Hello,
I evaluated UniFace on Jetson Orin Nano with the following setup ,
Jetson Orin Nano , JetPack 6.1 , L4T R36.4.7, Python 3.10, CUDA 12.6 (default with JP 6.1)
Functional status (CPU)
UniFace runs successfully with onnxruntime (CPU).
I verified:
-
Face detection and recognition pipelines work correctly
-
Valid 512-D face embeddings are generated
Performance (CPU):
-
Total latency: ~500 ms per frame (~2 FPS)
-
Face detection ≈ 93% of total time
This is not sufficient for real-time use.
GPU acceleration issue
UniFace requires onnxruntime-gpu for hardware acceleration.
However:
-
A compatible onnxruntime-gpu wheel for JetPack 6.1 (L4T R36.4.7) is not available
- Attempted installation from Jetson AI Lab → missing wheel / 404
-
Installed wheel:
onnxruntime_gpu-1.23.x-cp310-linux_aarch64.whlbut:
ort.get_available_providers()returns:
['AzureExecutionProvider', 'CPUExecutionProvider'] -
CUDAExecutionProvider is missing even though:
-
CUDA is working
-
torch.cuda.is_available() == True
-
GPU is visible in tegrastats
-
So the wheel appears to be CPU-only build.

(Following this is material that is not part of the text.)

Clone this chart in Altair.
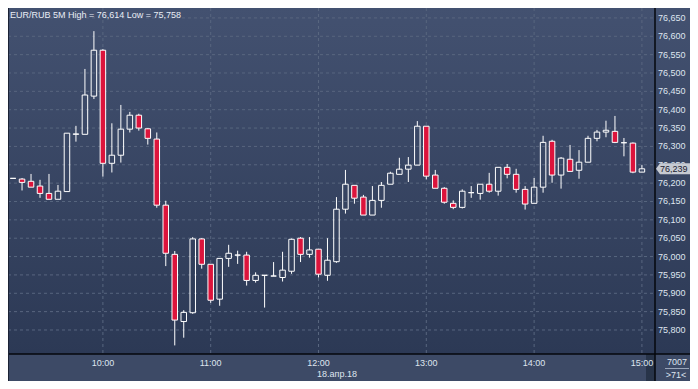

Is there an official onnxruntime-gpu build for JetPack 6.1 (Python 3.10) that includes:
-
CUDAExecutionProvider
-
TensorRTExecutionProvider?
- If not available:
- Is building ONNX Runtime from source the recommended approach for JetPack 6?
- Any recommended alternative inference path for ONNX models on JetPack 6 for real-time performance?